Universal Enrichment and Sequencing of DNA Modifications Using a Click-Coupled IgG-Protein A/G System

Efficient nucleic acid enrichment is pivotal for deciphering epigenetic modifications and disease biomarkers, yet current methods are constrained by insufficient specificity, poor versatility, and high costs. We developed a universal strategy named "Click-IP-Seq" by leveraging the high-affinity binding between Protein A/G and Fc region of DBCO-modified IgG. This enabled the directional conjugation of DBCO-IgG with any azide-modified nucleic acids via copper-free strain-promoted azide-alkyne cycloaddition (SPAAC) click chemistry, achieving specific capture and enrichment of modified nucleic acids.
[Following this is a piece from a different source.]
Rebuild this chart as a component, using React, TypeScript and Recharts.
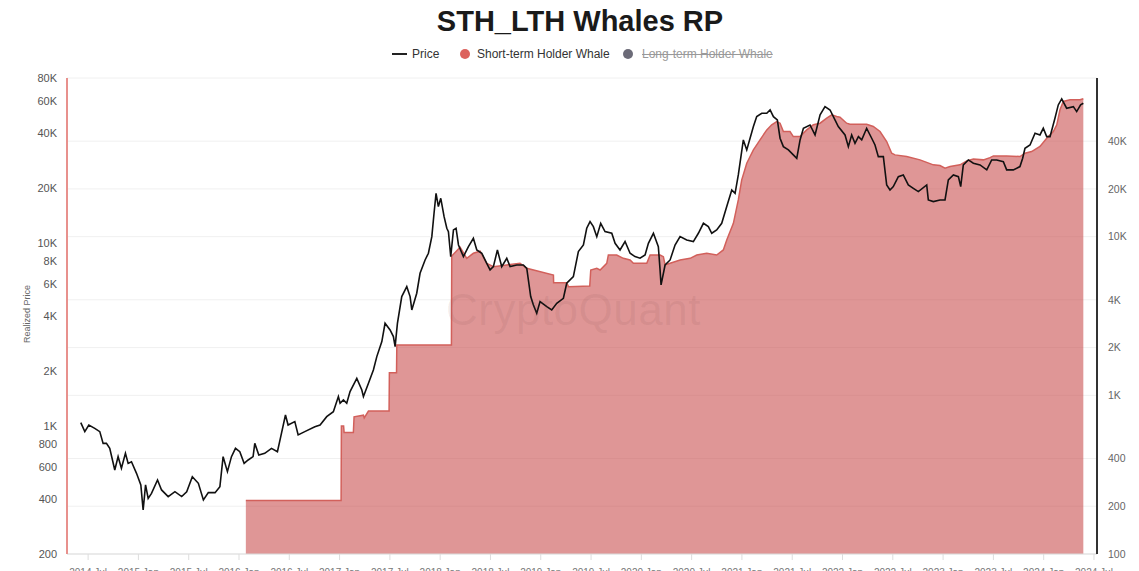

This method effectively enriches two major DNA modifications, 8-oxo-7,8-dihydroguanine (8-oxo-dG) and 5-hydroxymethylcytosine (5hmC), in model DNA systems. We successfully extended its application to map the genome-wide distribution of 8-oxo-dG in both cultured cells and human tissues. Furthermore, leveraging Click-IP-Seq, we conducted the first comprehensive profiling of 8-oxo-dG distribution and its associated biological functions in human colorectal carcinoma tissues. By repurposing IgG-Protein A/G interactions for DNA modification capture, this work circumvents the conventional reliance on biotin-streptavidin systems for DNA enrichment. Its cost-efficiency and modular design establish it as a viable alternative to biotin-streptavidin methods, offering utility for both fundamental epigenetic research and next-generation molecular diagnostics.